Terming the decision of Swedish furniture maker IKEA to invest Rs 10,500 crore into single retail In India as “confirmation of investors’ confidence in India”, Commerce and Industry Minister Anand Sharma has said that many more global companies are likely to follow suit.
IKEA’s investment plans is a breather for the UPA which has been accused of scaring away foreign investors and dampening investor confidence by failing to enact reform. Sharma on Monday confirmed that the government is in the process of liberalising foreign investment regime in the country. “It is a confirmation of investors’ continued confidence in India and its economy and endorsement of our policy. I expect many more such announcements,” he said in Antwerp on Monday.
On June 22, IKEA has approached the government with a proposal to invest 1.5 billion euros (Rs 10,500 crore) to set up 25 retail stores in the country. It has asked the government that it must be allowed to continue sourcing from small units even after the vendors have crossed the mandatory one million dollars investment limit.

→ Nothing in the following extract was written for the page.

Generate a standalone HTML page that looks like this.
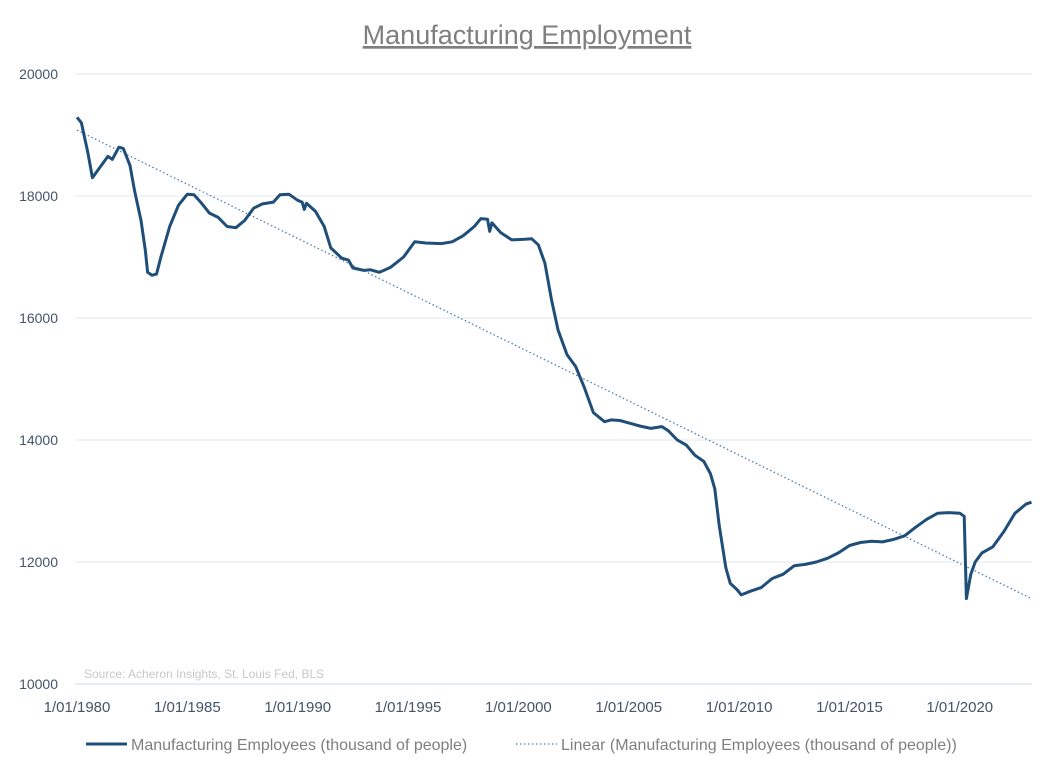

It has also proposed that the calculation of the 30 percent norm be done for cumulative periods of 10 years of operations starting with the approval of the present application.
The company had earlier refused to set up stores in India, despite the FDI limit having been raised to 100 percent, over sourcing hurdles. According to a report in the Business Standard, IKEA in its application on 22 June to the Department of Industrial Policy & Promotion, said the group “understands that complying with the mandatory sourcing of at least 30 percent of the value of products sold is not a day one requirement, as the gestation period of a typical IKEA store is 3-5 years.

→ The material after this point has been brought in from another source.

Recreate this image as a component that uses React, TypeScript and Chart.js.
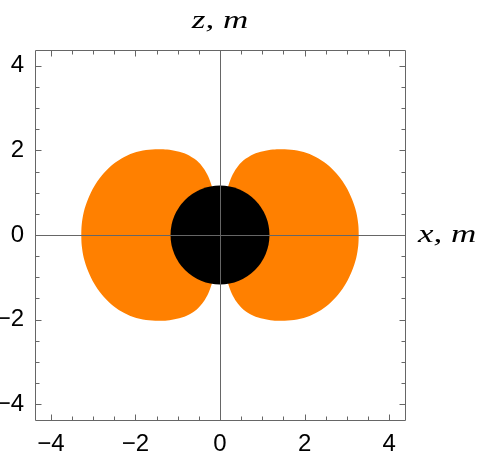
import { useEffect, useRef } from "react";
import { Chart, registerables } from "chart.js";

Chart.register(...registerables);

// Axis range and ticks
const axisMin = -4.375;
const axisMax = 4.375;
const majorTicks = [-4, -2, 0, 2, 4];
const minorTicks = [-4, -3.5, -3, -2.5, -2, -1.5, -1, -0.5, 0, 0.5, 1, 1.5, 2, 2.5, 3, 3.5, 4];

// Upper outline of the right lobe (x, z in m)
const lobeX = [0, 0.06, 0.13, 0.197, 0.28, 0.39, 0.55, 0.79, 1.02, 1.25, 1.46, 1.75, 2.05, 2.33, 2.58, 2.8, 2.98, 3.12, 3.22, 3.27, 3.28];
const lobeZ = [0, 0.5, 0.9, 1.165, 1.39, 1.58, 1.76, 1.91, 1.98, 2.02, 2.03, 2.01, 1.94, 1.81, 1.63, 1.4, 1.14, 0.85, 0.55, 0.25, 0];

// Central black disk
const diskCenter = [0, 0];
const diskRadius = [1.17];

const xTitle = "x, m";
const zTitle = "z, m";

const ORANGE = "#ff8000";
const FRAME = "#666666";

const fmt = (v: number) => (v < 0 ? "\u2212" + Math.abs(v) : String(v));

export default function App() {
  const ref = useRef<HTMLCanvasElement | null>(null);

  useEffect(() => {
    if (!ref.current) return;

    const upper = lobeX.map((x, i) => ({ x, y: lobeZ[i] }));
    const lower = upper
      .slice(0, -1)
      .reverse()
      .map((p) => ({ x: p.x, y: -p.y }));
    const rightLobe = [...upper, ...lower];
    const leftLobe = rightLobe.map((p) => ({ x: -p.x, y: p.y }));

    const framePlugin = {
      id: "framePlugin",
      afterDatasetsDraw(chart: any) {
        const { ctx, chartArea: a, scales } = chart;
        const sx = scales.x;
        const sy = scales.y;
        const al = (v: number) => Math.round(v) + 0.5;
        ctx.save();
        ctx.strokeStyle = FRAME;
        ctx.lineWidth = 1;
        ctx.beginPath();
        // zero axes
        const x0 = al(sx.getPixelForValue(0));
        const y0 = al(sy.getPixelForValue(0));
        ctx.moveTo(x0, a.top);
        ctx.lineTo(x0, a.bottom);
        ctx.moveTo(a.left, y0);
        ctx.lineTo(a.right, y0);
        // frame
        const L = al(a.left), R = al(a.right), T = al(a.top), B = al(a.bottom);
        ctx.moveTo(L, T);
        ctx.lineTo(R, T);
        ctx.lineTo(R, B);
        ctx.lineTo(L, B);
        ctx.closePath();
        // ticks
        minorTicks.forEach((v) => {
          const len = majorTicks.includes(v) ? 6 : 4;
          const px = al(sx.getPixelForValue(v));
          ctx.moveTo(px, B);
          ctx.lineTo(px, B - len);
          ctx.moveTo(px, T);
          ctx.lineTo(px, T + len);
          const py = al(sy.getPixelForValue(v));
          ctx.moveTo(L, py);
          ctx.lineTo(L + len, py);
          ctx.moveTo(R, py);
          ctx.lineTo(R - len, py);
        });
        ctx.stroke();

        // axis titles
        ctx.fillStyle = "#000";
        ctx.font = "italic 25px 'Liberation Serif'";
        ctx.textBaseline = "alphabetic";
        ctx.save();
        ctx.translate(sx.getPixelForValue(0), 28);
        ctx.scale(1.4, 1);
        ctx.textAlign = "center";
        ctx.fillText(zTitle, 0, 0);
        ctx.restore();
        ctx.save();
        ctx.translate(a.right + 13, sy.getPixelForValue(0) + 7);
        ctx.scale(1.4, 1);
        ctx.textAlign = "left";
        ctx.fillText(xTitle, 0, 0);
        ctx.restore();
        ctx.restore();
      },
    };

    const tickFont = { family: "'Liberation Sans', Arial, sans-serif", size: 24 };

    const chart = new Chart(ref.current, {
      type: "scatter",
      data: {
        datasets: [
          {
            label: "disk",
            data: [{ x: diskCenter[0], y: diskCenter[1] }],
            showLine: false,
            backgroundColor: "#000000",
            borderColor: "#000000",
            borderWidth: 0,
            pointRadius: (c: any) =>
              c.chart.scales.x.getPixelForValue(diskRadius[0]) - c.chart.scales.x.getPixelForValue(0),
            order: 1,
          } as any,
          {
            label: "right",
            data: rightLobe,
            showLine: true,
            fill: "shape",
            backgroundColor: ORANGE,
            borderColor: "rgba(0,0,0,0)",
            borderWidth: 1,
            pointRadius: 0,
            tension: 0.3,
            order: 2,
          } as any,
          {
            label: "left",
            data: leftLobe,
            showLine: true,
            fill: "shape",
            backgroundColor: ORANGE,
            borderColor: "rgba(0,0,0,0)",
            borderWidth: 1,
            pointRadius: 0,
            tension: 0.3,
            order: 2,
          } as any,
        ],
      },
      options: {
        responsive: false,
        animation: false,
        events: [],
        layout: { padding: { top: 50, right: 75, left: 0, bottom: 0 } },
        plugins: { legend: { display: false }, tooltip: { enabled: false }, title: { display: false } },
        scales: {
          x: {
            type: "linear",
            position: "bottom",
            min: axisMin,
            max: axisMax,
            grid: { display: false, drawTicks: false },
            border: { display: false },
            ticks: {
              font: tickFont,
              color: "#000",
              padding: 10,
              maxRotation: 0,
              autoSkip: false,
              callback: (v: any) => fmt(Number(v)),
            },
            afterBuildTicks: (s: any) => {
              s.ticks = majorTicks.map((v) => ({ value: v }));
            },
            afterFit: (s: any) => {
              s.height = 40;
            },
          },
          y: {
            type: "linear",
            position: "left",
            min: axisMin,
            max: axisMax,
            grid: { display: false, drawTicks: false },
            border: { display: false },
            ticks: {
              font: tickFont,
              color: "#000",
              padding: 11,
              autoSkip: false,
              callback: (v: any) => fmt(Number(v)),
            },
            afterBuildTicks: (s: any) => {
              s.ticks = majorTicks.map((v) => ({ value: v }));
            },
            afterFit: (s: any) => {
              s.width = 35;
            },
          },
        },
      } as any,
      plugins: [framePlugin],
    });

    return () => chart.destroy();
  }, []);

  return (
    <div style={{ position: "absolute", left: 0, top: 0, width: 480, height: 460, background: "#fff" }}>
      <canvas ref={ref} width={480} height={460} style={{ display: "block" }} />
    </div>
  );
}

These rigid terms if approved would mean a complete change in India’s single-brand FDI policy. The move would help transform India’s largely unorganised $500 billion retail sector.
An IKEA investment could perhaps help policy makers send a signal to other foreign investors that the country is still an attractive investment destination. “Investors’ confidence in India, irrespective of country’s rating…without going into merit of their wisdom… fundamentals of our economy are strong and will remain strong,” said Sharma on Monday, adding in 2011-12, India received highest ever FDI of $50 billion in a single year.
Foreign companies have shelved India plans over the last year because of increasing concerns over regulatory hurdles, uncertainty, slowing growth, policy paralysis and stalled reforms to liberalise the foreign investment cap in various sectors that are in dire needs of cash. And dwindling foreign capital flows have pushed the rupee to record lows against the dollar too.
On Monday, the Reserve Bank of India announced measures to prop up the rupee and encourage capital flows into the country. However, the government failed to introduce any reform proposals. Inflation, huge trade deficits, and low internal and external business confidence in the UPA’s intentions are India’s real problems. “The real solution lies in encouraging either investment in rupee debt, or encouraging foreign equity investment by opening up many more sectors – including insurance, retail, aviation and other sectors – for more liberal investment,” noted a Firstpost story earlier.
Recently, leading global agencies Standard and Poor’s and Fitch have lowered the credit rating outlook to negative. However, their rival Moody’s on Monday retained its outlook about India despite challenges like lower GDP growth.
The Scandinavian company IKEA through its retail outlets would be selling products like furnitures, blankets, kitchen utensils, bathroom fittings, electrical equipment, tableware, cooking range, toys, leather articles, cosmetics, life style items, consumer electronics and gadgets. Besides, it also proposes to set up restaurants, food mart, nursing home and publications under its brand name.